SLEMAN| LENSANUSA.COM. – Kekecewaan diungkapkan sejumlah elemen buruh dan pegiat sosial di Sleman setelah rencana aksi damai serta rapat koordinasi internal mereka mendapat penolakan dari aparat kepolisian. Semula, massa berencana menggelar aksi pada Minggu, (20/7/ 2025), terkait kasus dugaan korupsi dana hibah pariwisata yang tak kunjung menemui kejelasan dari Kejaksaan Negeri Sleman.

Koordinator aksi, Dani Eko Wiyono menjelaskan, keputusan memilih tanggal 20 Juli karena bertepatan dengan hari Minggu, di mana sebagian besar anggotanya libur dan bisa terlibat penuh dalam aksi damai tersebut.
Namun, rencana aksi itu mendapat permintaan pembatalan dari pihak kepolisian dengan alasan adanya kegiatan Apel Akbar KOKAM di Lapangan Tridadi, Sleman, yang menurut informasi akan dihadiri oleh Kapolri. Massa kemudian berinisiatif mengubah format kegiatan menjadi rakor internal organisasi perburuhan yang tidak berhubungan dengan isu aksi atau demonstrasi, Sayangnya, permintaan untuk menghentikan kegiatan pun meluas.
“Anehnya, bukan hanya aksi, rakor internal organisasi kami pun diminta ditiadakan. Padahal itu bukan bentuk demonstrasi, melainkan agenda internal yang seharusnya tidak terganggu,” ujar Dani yang juga koordinator Aliansi Rakyat Peduli Indonesia (ARPI)
Ia mempertanyakan sikap aparat yang dinilai berlebihan.
“Begitu mulianya Kapolri sampai-sampai pergerakan internal kami pun diminta untuk ditiadakan?
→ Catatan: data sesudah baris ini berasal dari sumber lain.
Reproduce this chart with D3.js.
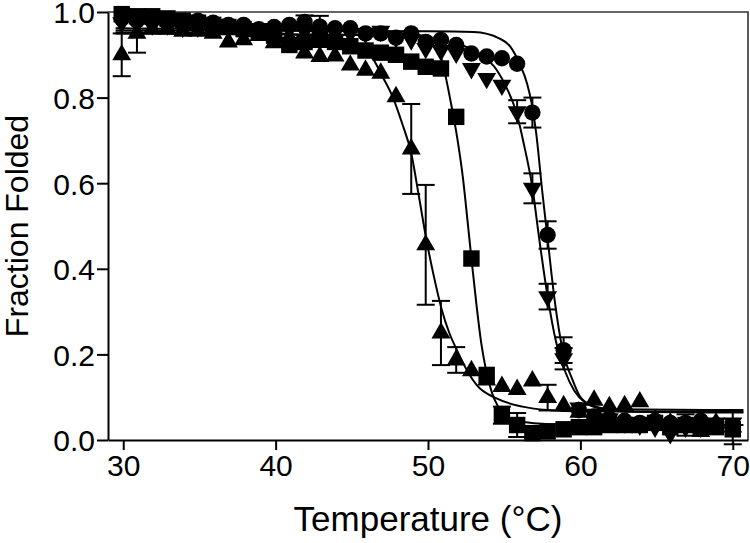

Lucu, kan?,” Imbuhnya.
Dani menegaskan bahwa pembatalan aksi dilakukan bukan karena takut terhadap tekanan, namun demi menghormati jalannya acara Apel Akbar KOKAM. Meski demikian, mereka menyayangkan terhambatnya ruang demokrasi dan gerakan rakyat hanya karena kunjungan pejabat negara.
“Kami ini warga negara Indonesia, bukan kumpulan teroris. Kami punya hak berkumpul dan menyampaikan pendapat, bahkan untuk sekadar rakor internal sekalipun,” tandasnya.
Aksi tersebut semula bertujuan untuk menagih kejelasan dan transparansi atas dugaan korupsi dana hibah pariwisata yang telah mereka adukan berkali-kali ke Kejaksaan Sleman, namun hingga kini belum ada kejelasan.
“Ketika gerakan rakyat dibungkam demi kepentingan jabatan dan kekuasaan, maka yang tersisa hanyalah intimidasi tanpa solusi,” pungkasnya.*SY.